Während Solmecke von WBS Law in dem Urteil einen „Weckruf für die gesamte Digitalwirtschaft“ sieht, ordnet man die Entscheidung des Landgerichts Köln bei Netflix wenig überraschend etwas anders ein. „Die Entscheidung des Landgerichts Köln fällt aus dem Rahmen. Andere Gerichte haben bei derselben Sachlage Gegenteiliges entschieden und unsere bisherigen Preiserhöhungen in Deutschland aufgrund ausdrücklicher Einwilligungen unserer Mitglieder als wirksam anerkannt“, erklärt eine Netflix-Sprecherin am Freitag auf DWDL-Anfrage. Doch bei WBS Law sieht man die Rechtsauffassung des Landgerichts Köln in Einklang mit anderen Entscheidungen. Im konkreten Einzelfall muss Netflix nun knapp 200 Euro an Solmeckes Mandanten für alle überhöhten Zahlungen seit 2019 zurückzahlen. Ansprüche aus den Jahren 2017 und 2018 seien verjährt, da die Rückzahlungsansprüche der Regelverjährung von drei Jahren (§§195, 199 BGB) unterliegen und deswegen die „Zuvielzahlung“ trotz unwirksamer Klauseln nicht zurückgefordert werden können.

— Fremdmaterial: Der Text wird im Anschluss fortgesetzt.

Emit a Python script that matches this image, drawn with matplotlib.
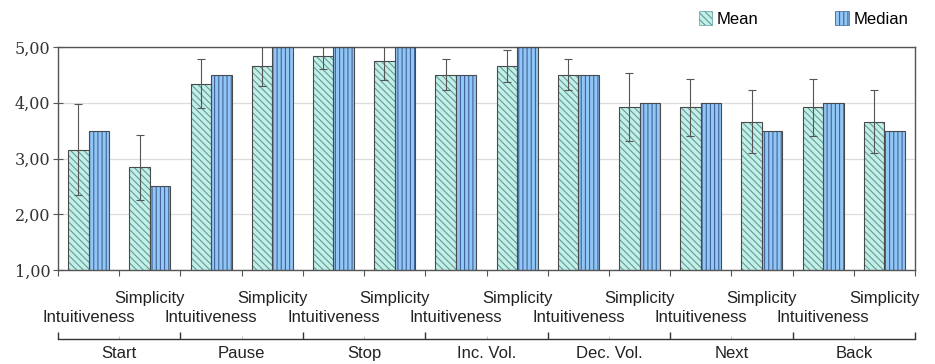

Und genau dieser Hinweis ist wichtig: Nach Auskunft von Netflix erfolgte die letzte Preiserhöhung bei der die strittige Kommunikation genutzt wurde, im Jahr 2021. Ansprüche aus diesem Zusammenhang sind dementsprechend, mindestens teilweise, verjährt. Und bei der jüngsten Preiserhöhung von Netflix im vergangenen Jahr hatte Netflix parallel zum laufenden Verfahren nach eigenen Angaben schon mal vorsorglich die Kommunikation verändert, so dass das jetzige Urteil in dem Fall keine Anwendung findet. Zweifelsohne hat WBS Law also neben den knapp 200 Euro eine nachhaltige Veränderung in Form von transpareterer Kommunikation für alle Netflix-Kundinnen und -Kunden erwirkt.

Christian Solmecke: „Das Urteil macht klar: Die Zeit der stillschweigenden Preisänderungen ist vorbei. Auch Streaminganbieter müssen sich an geltendes Recht halten und können ihre Preise nur mit Zustimmung der Kunden oder bei Neuverträgen erhöhen. Wer einen Streamingvertrag abschließt, darf darauf vertrauen, dass sich die Konditionen von Anbietern wie Netflix nicht einseitig verändert werden.“ Irritiert ist man allerdings bei Netflix über die Auffassung von WBS Law, dass „Millionen Netflix-Nutzer nun ihre zu viel gezahlten Beiträge der letzten Jahre zurückfordern“ könnten. Ein Eindruck, der sich am Freitag jedoch in Windeseile durch entsprechend spektakulär aufgezogene Berichterstattung im Netz verbreitete. Die Zahl der Fälle und die Höhe der Summen dürfte überschaubarer sein als es manche Schlagzeile suggeriert.